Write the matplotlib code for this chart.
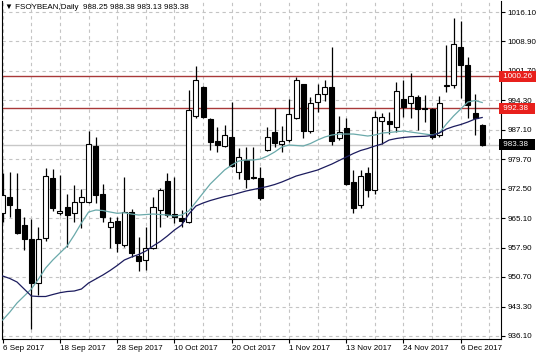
import numpy as np
import matplotlib
matplotlib.use("Agg")
import matplotlib.pyplot as plt
from matplotlib.transforms import blended_transform_factory

plt.rcParams['font.family'] = ['Liberation Sans', 'DejaVu Sans']

opens = [966.45, 970.41, 967.44, 963.48, 960.02, 949.21, 960.27, 975.11, 966.38, 967.94,
         966.45, 969.25, 969.17, 983.03, 971.15, 963.06, 964.47, 958.54, 966.70, 955.82,
         954.83, 957.79, 967.19, 974.37, 966.20, 965.14, 964.23, 990.45, 997.62, 989.78,
         984.34, 983.03, 985.25, 976.59, 979.56, 975.23, 975.11, 982.04, 986.49, 983.64,
         984.51, 989.95, 998.36, 986.74, 993.98, 995.89, 997.70, 984.93, 987.60, 974.19,
         968.43, 976.35, 972.14, 989.33, 989.28, 987.73, 994.65, 993.74, 995.15, 992.55,
         992.30, 985.75, 997.87, 998.12, 1007.44, 1003.06, 991.11, 988.25]
highs = [976.35, 976.59, 976.35, 965.46, 964.97, 963.06, 977.58, 977.34, 975.85, 971.15,
         973.38, 972.39, 986.74, 985.25, 973.63, 965.54, 965.46, 975.36, 967.44, 960.52,
         962.99, 970.41, 972.64, 976.35, 975.36, 967.19, 996.88, 1002.81, 997.87, 989.95,
         987.85, 988.34, 993.91, 982.53, 982.78, 982.78, 977.83, 987.73, 992.55, 987.97,
         994.65, 1000.09, 998.49, 995.15, 998.36, 999.35, 1007.52, 990.45, 989.95, 977.09,
         977.21, 977.91, 991.68, 991.31, 991.44, 998.93, 999.35, 1001.08, 995.64, 995.77,
         992.43, 995.39, 1008.01, 1014.61, 1014.07, 1005.12, 995.89, 988.38]
lows = [964.23, 965.46, 961.26, 957.30, 937.76, 946.17, 959.53, 966.95, 965.96, 958.04,
        964.23, 962.74, 968.93, 968.93, 964.23, 957.79, 956.80, 958.04, 955.57, 952.10,
        952.35, 957.55, 962.99, 965.46, 963.98, 962.99, 963.98, 989.95, 989.95, 982.04,
        981.54, 982.78, 977.83, 974.86, 972.64, 974.86, 969.67, 981.79, 982.78, 981.54,
        984.14, 989.70, 985.00, 986.24, 991.44, 994.16, 983.27, 984.51, 973.38, 966.53,
        967.69, 970.41, 971.15, 983.52, 985.99, 986.49, 990.32, 989.95, 986.98, 988.96,
        984.76, 985.38, 996.38, 997.37, 994.90, 989.95, 985.75, 983.13]
closes = [970.90, 968.43, 961.50, 960.02, 949.21, 960.02, 975.60, 967.69, 966.95, 965.96,
          969.17, 970.41, 983.52, 970.90, 965.46, 964.30, 959.03, 966.70, 956.56, 954.58,
          957.79, 967.94, 972.14, 965.96, 965.54, 964.47, 991.93, 999.35, 990.20, 984.09,
          983.27, 985.75, 978.08, 980.30, 974.86, 975.04, 970.16, 985.25, 983.77, 984.26,
          990.94, 999.35, 986.86, 993.66, 995.89, 997.74, 984.26, 986.56, 973.75, 967.61,
          975.60, 972.14, 990.20, 990.13, 988.54, 996.75, 992.75, 995.47, 992.10, 992.30,
          985.18, 993.59, 998.24, 1008.26, 1003.14, 993.17, 990.08, 983.38]

ma_fast = [939.98, 941.96, 944.19, 945.92, 947.65, 950.13, 952.85, 954.83, 956.56, 958.29,
           961.01, 963.98, 966.70, 967.19, 967.07, 966.70, 966.38, 966.53, 966.20, 965.96,
           966.08, 966.20, 966.08, 965.96, 965.71, 965.96, 966.95, 969.17, 971.40, 973.63,
           975.36, 977.09, 978.33, 979.32, 979.56, 979.56, 979.81, 980.55, 981.54, 982.78,
           983.27, 983.15, 983.03, 983.64, 984.51, 985.25, 985.75, 985.99, 985.99, 985.99,
           985.75, 985.50, 985.75, 986.24, 986.37, 986.56, 986.74, 986.49, 986.24, 985.99,
           985.75, 986.24, 988.47, 990.45, 992.18, 993.91, 994.28, 993.79]
ma_slow = [950.87, 950.25, 949.38, 947.65, 945.92, 945.80, 945.80, 946.29, 946.74, 947.03,
           947.16, 947.65, 949.14, 950.13, 951.12, 952.23, 953.47, 954.83, 955.57, 956.19,
           957.05, 958.29, 959.40, 960.76, 962.25, 963.48, 966.20, 968.18, 968.93, 969.54,
           970.04, 970.53, 970.90, 971.40, 971.89, 972.27, 972.64, 973.01, 973.50, 974.12,
           974.86, 975.60, 976.10, 976.59, 977.09, 977.83, 978.57, 979.44, 980.30, 981.17,
           981.91, 982.41, 983.03, 983.52, 984.51, 984.88, 985.13, 985.30, 985.38, 985.43,
           985.62, 986.24, 987.23, 987.85, 988.34, 988.96, 989.70, 990.08]

tick_pos = [0, 8, 16, 24, 32, 40, 48, 56, 64]
tick_labels = ["6 Sep 2017", "18 Sep 2017", "28 Sep 2017", "10 Oct 2017", "20 Oct 2017",
               "1 Nov 2017", "13 Nov 2017", "24 Nov 2017", "6 Dec 2017"]
price_ticks = [936.10, 943.30, 950.70, 957.90, 965.10, 972.50, 979.70, 987.10,
               994.30, 1001.70, 1008.90, 1016.10]
levels = [1000.26, 992.38]
last_price = 983.38
title = "\u25BC FSOYBEAN,Daily  988.25 988.38 983.13 983.38"

W, H = 536, 357
fig = plt.figure(figsize=(W / 100, H / 100), dpi=100)
ax = fig.add_axes([1.5 / W, 18.5 / H, 499.5 / W, 337.5 / H])
ax.set_xlim(-0.17, 69.63)
ax.set_ylim(935.41, 1018.90)

x = np.arange(len(opens))
o = np.array(opens); c = np.array(closes)
hi = np.array(highs); lo = np.array(lows)

# grid
fs = 5.8
ax.set_yticks(price_ticks)
ax.set_yticklabels([f"{v:.2f}" for v in price_ticks], fontsize=fs)
ax.yaxis.tick_right()
ax.tick_params(axis='y', length=3, width=0.8, pad=1.5, colors='black')
ax.set_xticks(tick_pos)
ax.set_xticklabels(tick_labels, fontsize=fs)
for lab in ax.get_xticklabels():
    lab.set_ha('left')
ax.set_xticks([p + 4 for p in tick_pos], minor=True)
ax.tick_params(axis='x', which='major', length=3, width=0.8, pad=1.5)
ax.tick_params(axis='x', which='minor', length=0)
ax.grid(True, which='both', axis='x', linestyle=(0, (3, 3)), color='#c4c4c4', linewidth=0.8)
ax.grid(True, which='major', axis='y', linestyle=(0, (3, 3)), color='#c4c4c4', linewidth=0.8)
ax.set_axisbelow(True)

# current price line and levels
ax.axhline(last_price, color='#c8c8c8', linewidth=1.0, zorder=1)
for lv in levels:
    ax.axhline(lv, color='#a83838', linewidth=1.0, zorder=1.5)

# candles
ax.vlines(x, lo, hi, color='black', linewidth=0.9, zorder=2)
bottoms = np.minimum(o, c)
heights = np.maximum(np.abs(c - o), 0.2)
colors = ['white' if cc >= oo else 'black' for oo, cc in zip(o, c)]
ax.bar(x, heights, bottom=bottoms, width=0.7, color=colors, edgecolor='black',
       linewidth=0.8, zorder=3)

# moving averages
ax.plot(x, ma_fast, color='#6aa9aa', linewidth=0.9, zorder=4)
ax.plot(x, ma_slow, color='#1c1c5e', linewidth=0.9, zorder=4)

for s in ['left', 'right', 'bottom']:
    ax.spines[s].set_color('black')
    ax.spines[s].set_linewidth(0.8)
ax.spines['top'].set_visible(False)

# right-side price labels
tr = blended_transform_factory(ax.transAxes, ax.transData)
for lv, fc in [(levels[0], '#e8201c'), (levels[1], '#e8201c'), (last_price, 'black')]:
    ax.text(1.0, lv, f" {lv:.2f}  ", transform=tr, fontsize=fs, color='white',
            ha='left', va='center', clip_on=False, zorder=10,
            bbox=dict(boxstyle='square,pad=0.25', fc=fc, ec='none'))

fig.text(5 / W, 1 - 7.5 / H, title, fontsize=fs, va='center', ha='left', color='black')

fig.savefig('out.png', dpi=100)
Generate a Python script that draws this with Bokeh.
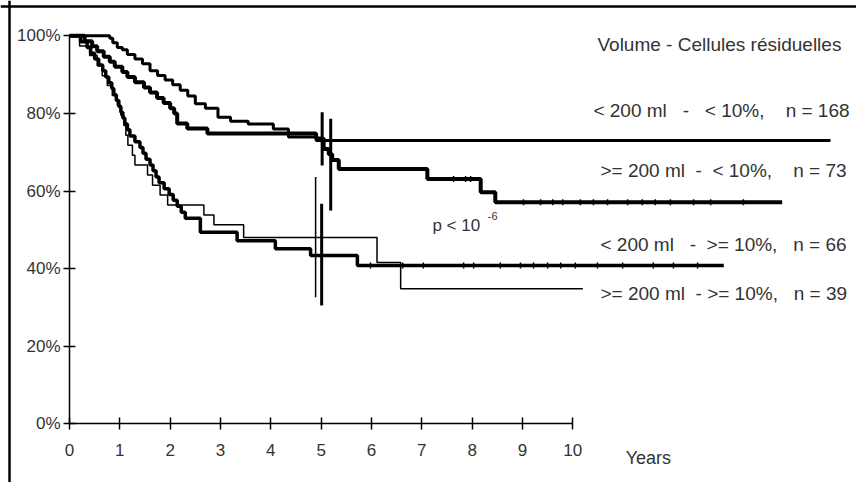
import math
from bokeh.plotting import figure
from bokeh.models import Range1d, LinearAxis, FixedTicker, Label, Span
from bokeh.embed import file_html
from bokeh.resources import INLINE

# ---------------- data ----------------
x_ticks = [0, 1, 2, 3, 4, 5, 6, 7, 8, 9, 10]
y_ticks = [0, 20, 40, 60, 80, 100]
y_tick_labels = ["0%", "20%", "40%", "60%", "80%", "100%"]

# < 200 ml - < 10 %, n = 168
a_t = [0, 0.80, 0.86, 0.95, 1.05, 1.15, 1.30, 1.45, 1.60, 1.75, 1.90, 2.05, 2.20,
       2.35, 2.50, 2.70, 2.95, 3.20, 3.55, 4.05, 4.35, 4.90, 15.12]
a_s = [100, 99.4, 98.2, 97.0, 96.4, 95.2, 94.0, 92.8, 91.0, 89.8, 88.6, 87.4, 86.0,
       84.5, 82.5, 81.3, 79.0, 78.0, 77.3, 76.0, 73.9, 73.0, 73.0]

# >= 200 ml - < 10 %, n = 73
b_t = [0, 0.30, 0.45, 0.55, 0.68, 0.80, 0.90, 1.05, 1.15, 1.30, 1.48, 1.60, 1.74,
       1.87, 2.00, 2.08, 2.14, 2.34, 2.74, 4.90, 5.05, 5.15, 5.22, 5.35, 7.11, 8.17,
       8.46, 14.16]
b_s = [100, 98.6, 97.3, 96.0, 94.6, 93.3, 92.0, 90.7, 89.4, 88.0, 86.7, 85.4, 84.0,
       82.7, 81.3, 80.0, 77.4, 76.1, 74.8, 73.5, 70.8, 69.5, 68.0, 65.7, 63.1, 59.7,
       57.1, 57.1]
b_cens = [7.63, 7.87, 7.97, 9.02, 9.36, 9.60, 9.80, 10.15, 10.41, 10.69, 11.09,
          11.38, 11.64, 11.94, 12.40, 12.74, 13.39]

# < 200 ml - >= 10 %, n = 66
c_t = [0, 0.22, 0.35, 0.42, 0.50, 0.58, 0.66, 0.72, 0.78, 0.84, 0.88, 0.93, 0.98,
       1.02, 1.06, 1.10, 1.15, 1.20, 1.30, 1.40, 1.46, 1.52, 1.60, 1.66, 1.72, 1.78,
       1.88, 1.98, 2.06, 2.14, 2.22, 2.30, 2.60, 3.33, 4.09, 4.79, 5.72, 13.0]
c_s = [100, 98.5, 97.0, 95.5, 94.0, 92.5, 91.0, 89.4, 87.9, 86.4, 84.8, 83.3, 81.8,
       80.3, 78.8, 77.3, 75.8, 74.2, 72.7, 71.2, 69.7, 68.2, 66.7, 65.2, 63.6, 62.1,
       60.6, 59.1, 57.6, 56.1, 54.5, 53.0, 49.4, 47.2, 45.1, 43.4, 40.8, 40.8]
c_cens = [5.98, 6.62, 7.03, 7.83, 8.03, 8.56, 8.96, 9.22, 9.50, 9.76, 10.05, 10.49,
          10.99, 11.60, 12.00, 12.48]

# >= 200 ml - >= 10 %, n = 39
d_t = [0, 0.20, 0.40, 0.55, 0.65, 0.75, 0.85, 0.95, 1.02, 1.08, 1.12, 1.16, 1.25,
       1.30, 1.55, 1.65, 1.80, 1.95, 2.67, 2.87, 3.46, 6.11, 6.58, 10.2]
d_s = [100, 97.4, 94.9, 92.3, 89.7, 87.2, 84.6, 82.1, 79.5, 76.9, 74.4, 71.8, 69.2,
       66.7, 64.1, 61.5, 59.0, 56.4, 53.8, 51.3, 48.0, 41.6, 34.8, 34.8]

# 5-year confidence intervals
ci_x = [5.02, 5.19, 4.89, 5.01]
ci_lo = [66.6, 55.0, 32.6, 30.5]
ci_hi = [80.3, 78.6, 63.6, 56.7]

legend_title = "Volume - Cellules résiduelles"
group_labels = ["< 200 ml   -   < 10%,    n = 168",
                ">= 200 ml  -  < 10%,    n = 73",
                "< 200 ml   -  >= 10%,   n = 66",
                ">= 200 ml  - >= 10%,   n = 39"]
x_title = "Years"

# ---------------- figure ----------------
FONT = "Liberation Sans"
TXT = "#333333"

p = figure(width=856, height=482, output_backend="svg", toolbar_location=None,
           x_range=Range1d(-1.371, 15.637), y_range=Range1d(-15.13, 109.10),
           x_axis_location=None, y_axis_location=None, min_border=0)
p.outline_line_color = None
p.background_fill_color = "white"
p.border_fill_color = "white"
p.xgrid.visible = False
p.ygrid.visible = False

xax = LinearAxis(fixed_location=0, bounds=(0, 10), ticker=FixedTicker(ticks=x_ticks))
yax = LinearAxis(fixed_location=0, bounds=(0, 100), ticker=FixedTicker(ticks=y_ticks))
yax.major_label_overrides = {v: l for v, l in zip(y_ticks, y_tick_labels)}
for ax in (xax, yax):
    ax.axis_line_width = 1.5
    ax.axis_line_color = "black"
    ax.major_tick_line_width = 1.5
    ax.major_tick_line_color = "black"
    ax.major_tick_in = 6
    ax.major_tick_out = 6
    ax.minor_tick_line_color = None
    ax.major_label_text_font = FONT
    ax.major_label_text_font_size = "17px"
    ax.major_label_text_color = TXT
xax.major_label_standoff = 14
yax.major_label_standoff = 3
p.add_layout(xax, "below")
p.add_layout(yax, "left")

# frame lines (top and left)
p.add_layout(Span(location=107.55, dimension="width", line_color="black", line_width=2.5))
p.add_layout(Span(location=-1.192, dimension="height", line_color="black", line_width=2.5))

# curves
p.step(a_t, a_s, mode="after", line_color="black", line_width=3)
p.step(b_t, b_s, mode="after", line_color="black", line_width=4)
p.step(c_t, c_s, mode="after", line_color="black", line_width=3.5)
p.step(d_t, d_s, mode="after", line_color="black", line_width=1.5)

# censor marks
p.scatter(b_cens, [57.1 if t > 8.46 else (59.7 if t > 8.17 else 63.1) for t in b_cens],
          marker="dash", angle=math.pi / 2, size=6, line_color="black", line_width=1.5)
p.scatter(c_cens, [40.8] * len(c_cens),
          marker="dash", angle=math.pi / 2, size=6, line_color="black", line_width=1.5)

# confidence intervals at 5 years
p.segment(ci_x[:2], ci_lo[:2], ci_x[:2], ci_hi[:2], line_color="black", line_width=3)
p.segment([ci_x[2]], [ci_lo[2]], [ci_x[2]], [ci_hi[2]], line_color="black", line_width=1.5)
p.segment([ci_x[3]], [ci_lo[3]], [ci_x[3]], [ci_hi[3]], line_color="black", line_width=3)

# texts
def lab(x, y, text, size="19px"):
    p.add_layout(Label(x=x, y=y, text=text.replace(" ", "\u00a0"), text_font=FONT,
                       text_font_size=size, text_color=TXT, text_baseline="middle",
                       text_align="left"))

lab(10.49, 97.8, legend_title)
lab(10.41, 80.8, group_labels[0])
lab(10.55, 65.3, group_labels[1])
lab(10.55, 46.2, group_labels[2])
lab(10.55, 33.6, group_labels[3])
lab(11.05, -8.7, x_title, "18px")
lab(7.21, 51.1, "p < 10", "17px")
lab(8.31, 53.6, "-6", "11px")

open("out.html", "w").write(file_html(p, INLINE))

● **What you are asked to do**
Isolate the lines that hold the word "matplotlib" and copy all of them.

● **Response**
Write the matplotlib code for this chart.
import matplotlib
matplotlib.use("Agg")
import matplotlib.pyplot as plt
from matplotlib.transforms import blended_transform_factory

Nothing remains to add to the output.